My fascination has become very morbid. It’s uncanny to watch something so technically advanced and which my professional estimation is compelled to admire in cold terms, and all the while realizing where it comes from.  My conclusion, which was born the first time I saw it: “If I had the productivity of over a billion people at my summary disposal, I could do that, too.”

I can’t help but wonder as I watched the headlines pouring in from Beijing how genuine some of the victories were seeing reported, are.  I admit it; the kind of non-sportsmanlike behavior that I have seen both in professional sports and an amateur sports including the Olympics over the past 30 years has jaded my point of view.  It’s taken some of the magic away for me. when added to the political gamesmanship being played by the Chinese government in all of this, and the undercurrents of slavery of the Chinese people to the government, the whole thing is just flat-out unpalatable to me.

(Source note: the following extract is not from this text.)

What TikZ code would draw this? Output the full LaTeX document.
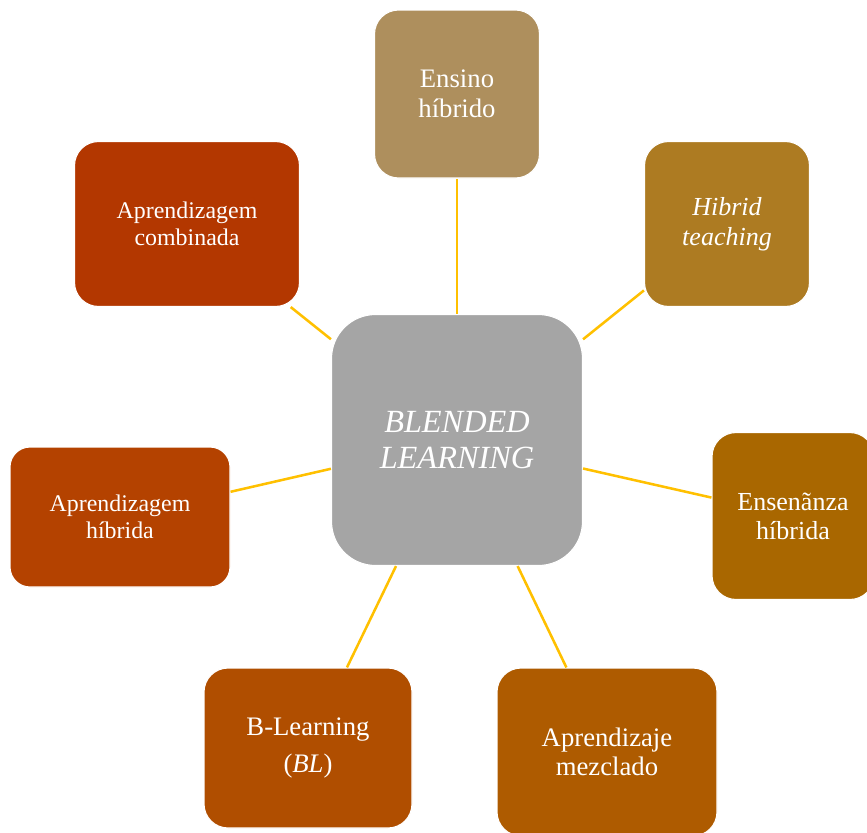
\documentclass[tikz,border=0pt]{standalone}
\usepackage{fontspec}
\setmainfont{Liberation Serif}
\definecolor{ensinocol}{HTML}{AE8F5D}
\definecolor{hibridcol}{HTML}{AD7B22}
\definecolor{combcol}{HTML}{B33700}
\definecolor{aprhibcol}{HTML}{B44200}
\definecolor{ensenancol}{HTML}{A96700}
\definecolor{mezccol}{HTML}{AE5B00}
\definecolor{blcol}{HTML}{B04E00}
\definecolor{centercol}{HTML}{A5A5A5}
\definecolor{linkcol}{HTML}{FFC000}

\begin{document}
\begin{tikzpicture}[%
        fsz/.style 2 args={font=\fontsize{#1}{#2}\selectfont},
        box/.style={draw=white,line width=0.8pt,rounded corners=0.6cm,
            text=white,align=center,inner sep=2pt,fsz={17}{19}},
        hub/.style={box,rounded corners=1.1cm,
            font=\fontsize{23}{25}\selectfont\itshape},
        link/.style={draw=linkcol,line width=1.8pt}]

    \useasboundingbox (0,0) rectangle (21.675,-20.8);

    % satellites are drawn first, the hub on top
    \node[box,fsz={19}{21},fill=ensinocol,minimum width=4.125cm,minimum height=4.2cm]
        (ensino) at (11.425,-2.35) {Ensino\\híbrido};
    \node[box,fsz={18.5}{21},fill=hibridcol,minimum width=4.125cm,minimum height=4.125cm]
        (hibrid) at (18.175,-5.6) {\textit{Hibrid}\\\textit{teaching}};
    \node[box,fill=combcol,minimum width=5.625cm,minimum height=4.125cm]
        (comb) at (4.675,-5.6) {Aprendizagem\\combinada};
    \node[box,fill=aprhibcol,rounded corners=0.5cm,minimum width=5.5cm,minimum height=3.5cm]
        (aprhib) at (3.0,-12.925) {Aprendizagem\\híbrida};
    \node[box,fsz={18.5}{20.5},fill=ensenancol,minimum width=4.05cm,minimum height=4.175cm]
        (ensenanza) at (19.825,-12.9) {Ensenãnza\\híbrida};
    \node[box,fsz={19}{20.5},fill=mezccol,minimum width=5.5cm,minimum height=4.2cm]
        (mezcl) at (15.175,-18.8) {Aprendizaje\\mezclado};
    \node[box,fsz={19}{21},fill=blcol,minimum width=5.2cm,minimum height=4.0cm]
        (blearn) at (7.7,-18.7) {B-Learning\\[6pt](\textit{BL})};

    \node[hub,fill=centercol,minimum width=6.275cm,minimum height=6.275cm]
        (hub) at (11.425,-11.0) {BLENDED\\LEARNING};

    \foreach \n in {ensino,hibrid,comb,aprhib,ensenanza,mezcl,blearn}
        \draw[link] (hub) -- (\n);
\end{tikzpicture}
\end{document}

Admittedly, part of me is pleased to see the reports that we’ve done reasonably well at the Olympic games this year.  I am pleased to see the inglorious grunge from Iran was loudly booed when they showed up.  there is that small justice and least. I’m sure that people from the world over are having the time of their lives, times they will tell their grandkids about someday.

So congratulations, athletes.  Congratulations medal winners.  Congratulations Michael Phelps for wining  your eighth gold medal in a row. There’s no denying it; there is a lot in the way of the positive that has come out of these games.

In the end, however, the negatives I mention here, very nearly overcome all the positive that comes out of it. Sport used to be, along with all the rest, a celebration of higher ideals. These days, it is nearly anything but that, in majority.  That factor, for me at least, makes watching the whole thing on TV, or even following it too closely. unendurable.